[Beowulf] Heterogeneous, intermitent beowulf cluster administration
Gus Correa
gus at ldeo.columbia.edu
Fri Sep 27 12:08:20 PDT 2013
On 09/26/2013 09:00 AM, Ivan M wrote:
> Hi folks,
>
> I have access to a bunch (around 20) machines in our lab, each one with
> a particular configuration, usually some combination of Core i5/i7 and
> 4GB/8GB/16GB RAM (the "heterogeneous" part), connected by a 24 ports
> Cisco switch with reasonable backplane. They're end user machines, but
> with the current lab occupation only a fraction of them are used
> constantly, but which ones change every day. They are all running Debian
> stable. I got an idea: why not use the downtime to run some parallel
> simulations, instead of using the university cluster?
>
> They main problems now are:
>
> 1) System administration: for now I'm doing the clusterssh way to
> update/configure/install new software, but this can be very cumbersome,
> as one of the machines can be being used and so I can't change its
> configuration, so I have to keep track of which ones have changed. Maybe
> puppet can help here?
>
> 2) Managing resources: knowing which machine is up and available withou
> having to shout, and knowing the available configuration to allocate
> jobs that can fit in that particular machine, etc. There are extreme
> cases when the machine needs to be rebooted to run some Windows program.
>
> 3) Migrating jobs (the intermitent part): any machine can be requested
> by a user at any time, so if I have a parallel job running I would have
> to migrate the job to another machine, preferably without stopping the
> other jobs. We are running mostly ROMS over MPI and some in-house
> simulations that use a combination of OpenMP and MPI.
>
> Does anyone have any experience or pointers on how to address these
> issues?

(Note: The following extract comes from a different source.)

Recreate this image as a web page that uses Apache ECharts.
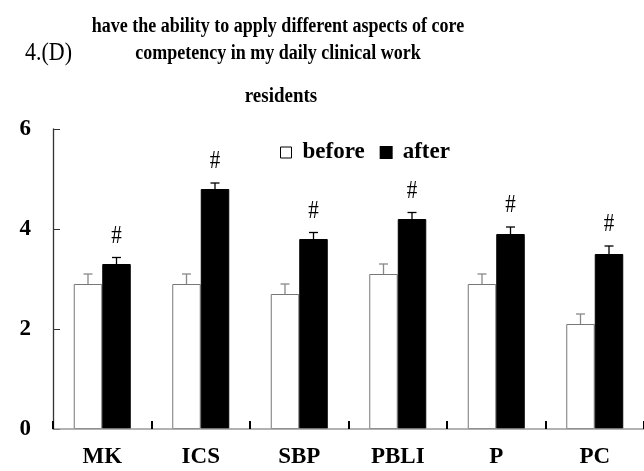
<!DOCTYPE html>
<html>
<head>
<meta charset="utf-8">
<script src="https://cdn.jsdelivr.net/npm/echarts@6/dist/echarts.min.js"></script>
<style>html,body{margin:0;padding:0;background:#fff;}#c{width:644px;height:471px;}</style>
</head>
<body>
<div id="c"></div>
<script>
var categories = ['MK', 'ICS', 'SBP', 'PBLI', 'P', 'PC'];
var beforeValues = [2.9, 2.9, 2.7, 3.1, 2.9, 2.1];
var beforeErrors = [0.2, 0.2, 0.2, 0.2, 0.2, 0.2];
var afterValues = [3.3, 4.8, 3.8, 4.2, 3.9, 3.5];
var afterErrors = [0.13, 0.12, 0.13, 0.13, 0.14, 0.16];
var signifMarks = ['#', '#', '#', '#', '#', '#'];

var SERIF = '"Liberation Serif", "DejaVu Serif", serif';
var BAR_W = 28.5;

function errorRender(values, errors, side, color, marks) {
  return function (params, api) {
    var i = api.value(0);
    var base = api.coord([i, values[i]]);
    var top = api.coord([i, values[i] + errors[i]]);
    var x = base[0] + side * BAR_W / 2;
    var cap = 4.5;
    var children = [
      { type: 'line', shape: { x1: x, y1: base[1], x2: x, y2: top[1] }, style: { stroke: color, lineWidth: 1.3 } },
      { type: 'line', shape: { x1: x - cap, y1: top[1], x2: x + cap, y2: top[1] }, style: { stroke: color, lineWidth: 1.3 } }
    ];
    if (marks) {
      children.push({ type: 'text', x: x, y: top[1] - 21, scaleY: 1.15,
        style: { text: marks[i], x: 0, y: 0, textAlign: 'center', textVerticalAlign: 'middle', font: '21px ' + SERIF, fill: '#000' } });
    }
    return { type: 'group', children: children };
  };
}

function label(text, x, y, align, font, sy) {
  return { type: 'text', x: x, y: y, scaleY: sy,
    style: { text: text, x: 0, y: 0, textAlign: align, textVerticalAlign: 'middle', font: font, fill: '#000' } };
}

var chart = echarts.init(document.getElementById('c'), null, { renderer: 'canvas' });
chart.setOption({
  animation: false,
  backgroundColor: '#fff',
  graphic: [
    label('have the ability to apply different aspects of core', 278, 26, 'center', 'bold 18px ' + SERIF, 1.2),
    label('competency in my daily clinical work', 278, 53, 'center', 'bold 18px ' + SERIF, 1.2),
    label('4.(D)', 25, 53, 'left', '22px ' + SERIF, 1.15),
    label('residents', 281, 96, 'center', 'bold 19px ' + SERIF, 1.15)
  ],
  legend: {
    left: 275, top: 136,
    itemWidth: 11, itemHeight: 11, itemGap: 15,
    icon: 'rect',
    textStyle: { fontFamily: SERIF, fontWeight: 'bold', fontSize: 23, color: '#000', padding: [0, 0, 0, 6] },
    data: [
      { name: 'before', itemStyle: { color: '#fff', borderColor: '#000', borderWidth: 1 } },
      { name: 'after', itemStyle: { color: '#000' } }
    ]
  },
  grid: { left: 53, top: 129, width: 594, height: 300 },
  xAxis: {
    type: 'category',
    data: categories,
    axisLine: { lineStyle: { color: '#999', width: 1.5 } },
    axisTick: { show: true, inside: true, length: 8, lineStyle: { color: '#000', width: 2 } },
    axisLabel: { fontFamily: SERIF, fontWeight: 'bold', fontSize: 23, color: '#000', margin: 17 },
    z: 10
  },
  yAxis: {
    type: 'value', min: 0, max: 6, interval: 2,
    splitLine: { show: false },
    axisLine: { show: true, lineStyle: { color: '#333', width: 1.3 } },
    axisTick: { show: true, inside: true, length: 7, lineStyle: { color: '#333' } },
    axisLabel: { fontFamily: SERIF, fontWeight: 'bold', fontSize: 23, color: '#000', margin: 22 }
  },
  series: [
    { name: 'before', type: 'bar', data: beforeValues, barWidth: BAR_W, barGap: '0%',
      itemStyle: { color: '#fff', borderColor: '#777', borderWidth: 1 } },
    { name: 'after', type: 'bar', data: afterValues, barWidth: BAR_W, barGap: '0%',
      itemStyle: { color: '#000', borderColor: '#000', borderWidth: 1 } },
    { type: 'custom', name: 'beforeErr', data: categories.map(function (c, i) { return [i]; }),
      renderItem: errorRender(beforeValues, beforeErrors, -1, '#888', null), z: 5 },
    { type: 'custom', name: 'afterErr', data: categories.map(function (c, i) { return [i]; }),
      renderItem: errorRender(afterValues, afterErrors, 1, '#000', signifMarks), z: 5 }
  ]
});
</script>
</body>
</html>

It seems a waste not to use those idle machines...
>
> Ivan Marinhttp://scholar.google.com.br/citations?user=faM0PCYAAAAJ
>
Hi Ivan
Maybe HTCondor (formerly Condor) is the tool you're looking for:
http://research.cs.wisc.edu/htcondor/
It's been around for quite a while.
As others already commented, the benefit in idle CPU cycles
harvested may not offset the sys. admin. effort spent.
Also, running jobs may be interrupted by keyboard and other
events too often to produce meaningful work timely.